Laporan Wartawan Tribunnews, Larasati Dyah Utami
TRIBUNNEWS.COM, JAKARTA – Anak dan remaja cenderung menjadi pendiam saat sekolah tatap muka, setelah selama 2 tahun lamanya melaksanakan pembelajaran jarak jauh (PJJ).
Ranti dan Annisa, dari Children and Youth Advisory Network (CYAN), Save the Children Indonesia mengaku merasakan dampak langsung dari pembelajaran jarak jauh.
Remaja yang masing-masing berusia 17 dan 19 tahun itu juga menyatakan pentingnya orang dewasa memahami perasaan anak dan pemuda saat krisis.
Menurut Ranti (16), saat sekolah kembali melakukan pembelajaran tatap muka, ia seperti kembali menjadi anak baru, karena mulanya perkenalan dilakukan secara virtual.
Banyak siswa juga yang takut berinteraksi dengan teman maupun guru, karena takut salah bicara.
“Mulanya pandemi yang menjadi konsen, belum tentang krisis iklim. Tugas sekolah menjadi 2 kali lipat karena online. Dampaknya terjadi pada anak (saat sekolah tatap muka), menjadi cenderung takut untuk ngobrol dengan teman maupun guru,” kata Ranti di webinar satgascovid19_komlik, Rabu (25/5/2022).
Menurut Ranti, remaja dan anak harus ‘aware’ dengan haknya dan berani bersuara tentang pemenuhan haknya.
Ranti merasa haknya sebagai anak tidak terpenuhi selama 2 tahun pandemi Covid-19.
Baca juga: Epidemiolog Unair: Penanganan Covid-19 Indonesia Kini Berbasis Data Bukan Lagi Asumsi
Contoh hak mendasar seperti bermain.
Banyak aturan yang harus dilakukan anak dan remaja secara cepat, seperti menyesuaikan dengan aturan untuk memakai masker, jaga jarak, hingga melakukan test antigen.
“Pandemi selama 2 tahun di rumah aja. Awal pandemi jadi stress,” kata Ranti.

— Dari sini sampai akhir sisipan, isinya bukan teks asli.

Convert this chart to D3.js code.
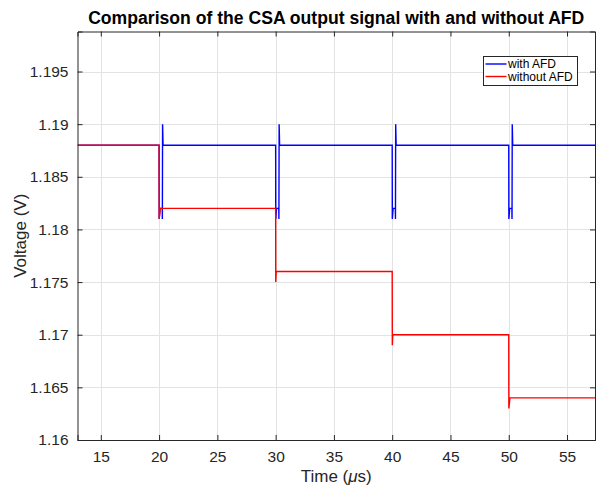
<!DOCTYPE html>
<html lang="en">
<head>
    <meta charset="UTF-8">
    <title>CSA output signal with and without AFD</title>
    <script src="https://d3js.org/d3.v7.min.js"></script>
    <style>
        body {
            margin: 0;
            background: #fff;
            font-family: "Liberation Sans", Arial, sans-serif;
        }
        svg {
            display: block;
        }
    </style>
</head>
<body>
    <svg id="chart" width="598" height="486"></svg>

    <script>
        // Data
        const xTicks = [15, 20, 25, 30, 35, 40, 45, 50, 55];
        const yTicks = [1.16, 1.165, 1.17, 1.175, 1.18, 1.185, 1.19, 1.195];
        const yTickLabels = ["1.16", "1.165", "1.17", "1.175", "1.18", "1.185", "1.19", "1.195"];

        // with AFD (blue): short dip and overshoot at each pulse, back to 1.188 V
        const timeWith = [13, 20.0, 20.01, 20.08, 20.27, 20.28, 20.30, 20.34,
                          30.0, 30.01, 30.08, 30.27, 30.28, 30.30, 30.34,
                          40.0, 40.01, 40.08, 40.27, 40.28, 40.30, 40.34,
                          50.0, 50.01, 50.08, 50.27, 50.28, 50.30, 50.34, 58];
        const voltWith = [1.188, 1.188, 1.181, 1.182, 1.182, 1.181, 1.190, 1.188,
                          1.188, 1.181, 1.182, 1.182, 1.181, 1.190, 1.188,
                          1.188, 1.181, 1.182, 1.182, 1.181, 1.190, 1.188,
                          1.188, 1.181, 1.182, 1.182, 1.181, 1.190, 1.188, 1.188];

        // without AFD (red): baseline steps down 6 mV at every pulse
        const timeWithout = [13, 20.0, 20.01, 20.1, 30.0, 30.01, 30.05,
                             40.0, 40.01, 40.05, 50.0, 50.01, 50.1, 58];
        const voltWithout = [1.188, 1.188, 1.181, 1.182, 1.182, 1.175, 1.176,
                             1.176, 1.169, 1.170, 1.170, 1.163, 1.164, 1.164];

        const seriesNames = ["with AFD", "without AFD"];
        const seriesColors = ["#0000ff", "#ff0000"];

        // Layout
        const plot = {left: 77.5, right: 595, top: 31.5, bottom: 440};
        const axisColor = "#262626";

        const svg = d3.select("#chart");

        const x = d3.scaleLinear().domain([13, 57.4]).range([plot.left, plot.right]);
        const y = d3.scaleLinear().domain([1.16, 1.1988]).range([plot.bottom, plot.top]);

        svg.append("defs").append("clipPath")
            .attr("id", "plotClip")
            .append("rect")
            .attr("x", plot.left)
            .attr("y", plot.top)
            .attr("width", plot.right - plot.left)
            .attr("height", plot.bottom - plot.top);

        // Grid
        const grid = svg.append("g").attr("class", "grid");
        grid.selectAll(".gx").data(xTicks).enter().append("line")
            .attr("x1", d => Math.round(x(d)) + 0.5)
            .attr("x2", d => Math.round(x(d)) + 0.5)
            .attr("y1", plot.top)
            .attr("y2", plot.bottom)
            .attr("stroke", "#e3e3e3")
            .attr("stroke-width", 1);
        grid.selectAll(".gy").data(yTicks).enter().append("line")
            .attr("x1", plot.left)
            .attr("x2", plot.right)
            .attr("y1", d => Math.round(y(d)) + 0.5)
            .attr("y2", d => Math.round(y(d)) + 0.5)
            .attr("stroke", "#e3e3e3")
            .attr("stroke-width", 1);

        // Lines
        const line = d3.line()
            .x(d => x(d[0]))
            .y(d => y(d[1]));

        const lines = svg.append("g").attr("clip-path", "url(#plotClip)");
        lines.append("path")
            .datum(d3.zip(timeWith, voltWith))
            .attr("d", line)
            .attr("fill", "none")
            .attr("stroke", seriesColors[0])
            .attr("stroke-width", 1.4);
        lines.append("path")
            .datum(d3.zip(timeWithout, voltWithout))
            .attr("d", line)
            .attr("fill", "none")
            .attr("stroke", seriesColors[1])
            .attr("stroke-width", 1.4);

        // Axes (MATLAB style: box, inward ticks)
        const tickLen = 5;
        const bottomAxis = svg.append("g")
            .attr("transform", `translate(0,${plot.bottom})`)
            .call(d3.axisBottom(x).tickValues(xTicks).tickSize(-tickLen).tickPadding(11));
        const topAxis = svg.append("g")
            .attr("transform", `translate(0,${plot.top})`)
            .call(d3.axisTop(x).tickValues(xTicks).tickSize(-tickLen).tickFormat(""));
        const leftAxis = svg.append("g")
            .attr("transform", `translate(${plot.left},0)`)
            .call(d3.axisLeft(y).tickValues(yTicks).tickSize(-tickLen).tickPadding(9)
                .tickFormat((d, i) => yTickLabels[i]));
        const rightAxis = svg.append("g")
            .attr("transform", `translate(${plot.right},0)`)
            .call(d3.axisRight(y).tickValues(yTicks).tickSize(-tickLen).tickFormat(""));

        [bottomAxis, topAxis, leftAxis, rightAxis].forEach(g => {
            g.select(".domain").attr("stroke", axisColor).attr("stroke-width", 1);
            g.selectAll(".tick line").attr("stroke", axisColor);
            g.selectAll("text")
                .attr("fill", axisColor)
                .style("font-family", "'Liberation Sans', Arial, sans-serif")
                .style("font-size", "15.5px");
        });

        // Title
        svg.append("text")
            .attr("x", (plot.left + plot.right) / 2)
            .attr("y", 24)
            .attr("text-anchor", "middle")
            .style("font-size", "17.6px")
            .style("font-weight", "bold")
            .attr("fill", "#000")
            .text("Comparison of the CSA output signal with and without AFD");

        // Axis labels
        const xLabel = svg.append("text")
            .attr("x", (plot.left + plot.right) / 2)
            .attr("y", 482)
            .attr("text-anchor", "middle")
            .style("font-size", "17px")
            .attr("fill", axisColor);
        xLabel.append("tspan").text("Time (");
        xLabel.append("tspan").style("font-style", "italic").text("\u03bc");
        xLabel.append("tspan").text("s)");

        svg.append("text")
            .attr("transform", `translate(26,${(plot.top + plot.bottom) / 2}) rotate(-90)`)
            .attr("text-anchor", "middle")
            .style("font-size", "17px")
            .attr("fill", axisColor)
            .text("Voltage (V)");

        // Legend
        const legend = svg.append("g").attr("transform", "translate(483.5,56.5)");
        legend.append("rect")
            .attr("width", 94)
            .attr("height", 29)
            .attr("fill", "#fff")
            .attr("stroke", axisColor)
            .attr("stroke-width", 1);
        seriesNames.forEach((name, i) => {
            const ly = 7.5 + i * 12.5;
            legend.append("line")
                .attr("x1", 2).attr("x2", 23)
                .attr("y1", ly).attr("y2", ly)
                .attr("stroke", seriesColors[i])
                .attr("stroke-width", 1.4);
            legend.append("text")
                .attr("x", 24.5)
                .attr("y", ly + 4.3)
                .style("font-size", "12px")
                .attr("fill", "#000")
                .text(name);
        });
    </script>
</body>
</html>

Sama seperti Ranti, Anisa saat pandemi merasa ada culture shock yang harus dilalui di awal pandemi.
Saat itu banyak orang yang tidak tahu dengan apa yang mereka hadapi dan harus berbuat apa.
Banyak pula hak anak yang tidak terpenuhi, mulai dari hak untuk mendapatkan pelayanan kesehatan hingga hak mendapatkan pendidikan dengan baik.

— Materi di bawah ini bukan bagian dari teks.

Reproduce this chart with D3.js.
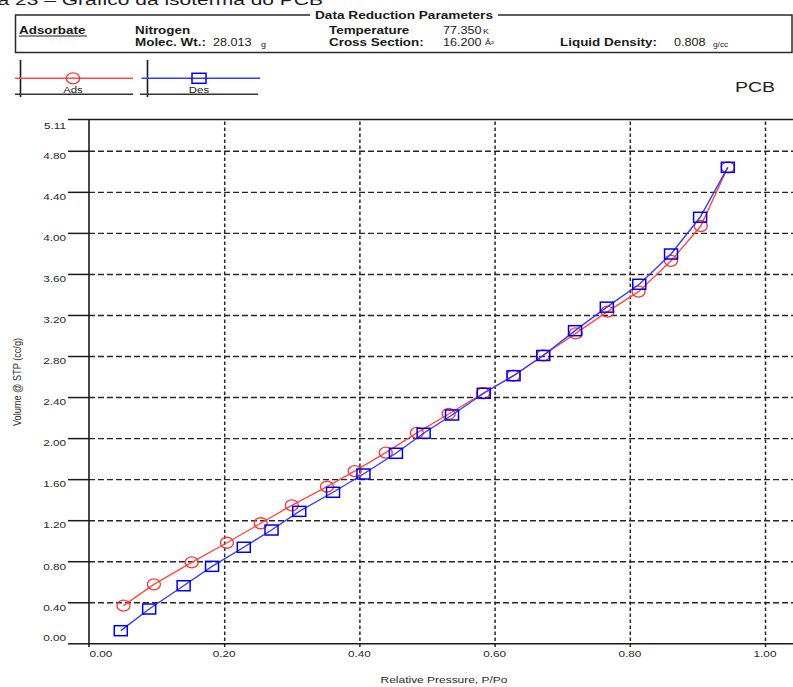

Di awal pandemi, guru dan murid pun masih sulit menyesuaikan PJJ.
Baca juga: Lembaga Filantropi Internasional Coca-Cola Company Salurkan Rp 7,9 M untuk Program Vaksin Covid-19
Bahkan beberapa guru seperti tidak peduli, apakah murid paham atau tidak, yang penting kurikulum selesai.
Belum lagi pekerjaan rumah yang menumpuk dan orang tua yang menuntut anak untuk membantu pekerjaan rumah tangga.

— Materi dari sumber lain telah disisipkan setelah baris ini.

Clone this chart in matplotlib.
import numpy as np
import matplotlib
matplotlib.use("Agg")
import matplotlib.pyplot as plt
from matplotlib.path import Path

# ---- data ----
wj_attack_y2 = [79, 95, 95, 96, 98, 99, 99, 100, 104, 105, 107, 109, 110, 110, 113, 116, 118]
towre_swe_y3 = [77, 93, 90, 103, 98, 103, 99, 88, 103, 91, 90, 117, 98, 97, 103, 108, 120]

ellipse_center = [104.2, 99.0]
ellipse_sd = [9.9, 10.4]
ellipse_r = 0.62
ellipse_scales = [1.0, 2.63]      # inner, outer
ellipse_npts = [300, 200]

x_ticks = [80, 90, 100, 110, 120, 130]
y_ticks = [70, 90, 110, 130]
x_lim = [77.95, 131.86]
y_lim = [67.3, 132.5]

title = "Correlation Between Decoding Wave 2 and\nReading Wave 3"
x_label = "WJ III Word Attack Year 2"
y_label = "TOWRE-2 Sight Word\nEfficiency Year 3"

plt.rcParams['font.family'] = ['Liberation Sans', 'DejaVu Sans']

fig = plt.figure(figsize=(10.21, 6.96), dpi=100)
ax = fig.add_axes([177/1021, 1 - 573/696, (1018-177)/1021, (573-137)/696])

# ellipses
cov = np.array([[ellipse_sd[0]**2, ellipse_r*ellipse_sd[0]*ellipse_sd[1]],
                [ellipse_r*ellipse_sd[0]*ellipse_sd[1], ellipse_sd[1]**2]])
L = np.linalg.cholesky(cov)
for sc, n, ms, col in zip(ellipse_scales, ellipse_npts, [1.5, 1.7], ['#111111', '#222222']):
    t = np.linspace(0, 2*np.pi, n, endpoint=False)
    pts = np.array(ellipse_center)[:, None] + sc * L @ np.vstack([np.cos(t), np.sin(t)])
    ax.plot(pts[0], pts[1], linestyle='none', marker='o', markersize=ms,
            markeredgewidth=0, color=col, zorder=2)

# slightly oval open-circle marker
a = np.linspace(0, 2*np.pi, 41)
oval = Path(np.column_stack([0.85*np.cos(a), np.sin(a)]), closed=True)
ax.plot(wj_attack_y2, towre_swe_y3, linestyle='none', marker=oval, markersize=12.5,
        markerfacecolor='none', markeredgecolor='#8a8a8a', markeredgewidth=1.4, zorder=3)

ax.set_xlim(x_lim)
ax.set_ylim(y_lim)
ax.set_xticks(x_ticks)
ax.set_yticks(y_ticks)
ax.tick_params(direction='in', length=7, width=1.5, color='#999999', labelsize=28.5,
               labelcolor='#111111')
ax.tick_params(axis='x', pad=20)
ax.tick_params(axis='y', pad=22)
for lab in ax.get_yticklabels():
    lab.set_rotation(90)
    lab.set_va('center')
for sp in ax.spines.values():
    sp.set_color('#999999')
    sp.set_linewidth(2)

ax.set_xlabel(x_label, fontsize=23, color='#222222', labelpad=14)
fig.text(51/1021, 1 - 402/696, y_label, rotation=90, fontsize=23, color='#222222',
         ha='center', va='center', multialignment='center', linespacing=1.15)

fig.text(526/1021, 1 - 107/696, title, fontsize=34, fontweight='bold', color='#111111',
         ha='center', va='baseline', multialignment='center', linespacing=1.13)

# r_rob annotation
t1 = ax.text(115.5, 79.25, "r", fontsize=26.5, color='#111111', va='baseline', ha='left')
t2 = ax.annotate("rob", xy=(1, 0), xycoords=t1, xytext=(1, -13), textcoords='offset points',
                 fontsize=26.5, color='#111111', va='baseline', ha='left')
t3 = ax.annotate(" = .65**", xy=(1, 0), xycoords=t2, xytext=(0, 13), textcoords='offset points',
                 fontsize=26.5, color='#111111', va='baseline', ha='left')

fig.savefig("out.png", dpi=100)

Padahal menurut Anisa saat itu anak dan remaja pun memiliki banyak tugas sekolah.
Namun sebagian orang tua terkadang tidak mau mengerti.
“Jadi, penting banget memahami apa yang dirasakan anak,” ujar Anisa.
Berangkat dari situ, Ranti dan Anisa mengajak anak dan remaja untuk berani bersuara agar haknya dapat dipenuhi namun lewat jalur yang tepat dan baik.
Keduanya juga mengajak berperan aktif membangun Indonesia, contohnya seperti menyampai pendapat akan dampak perubahan iklim bagi kehidupan di masa depan.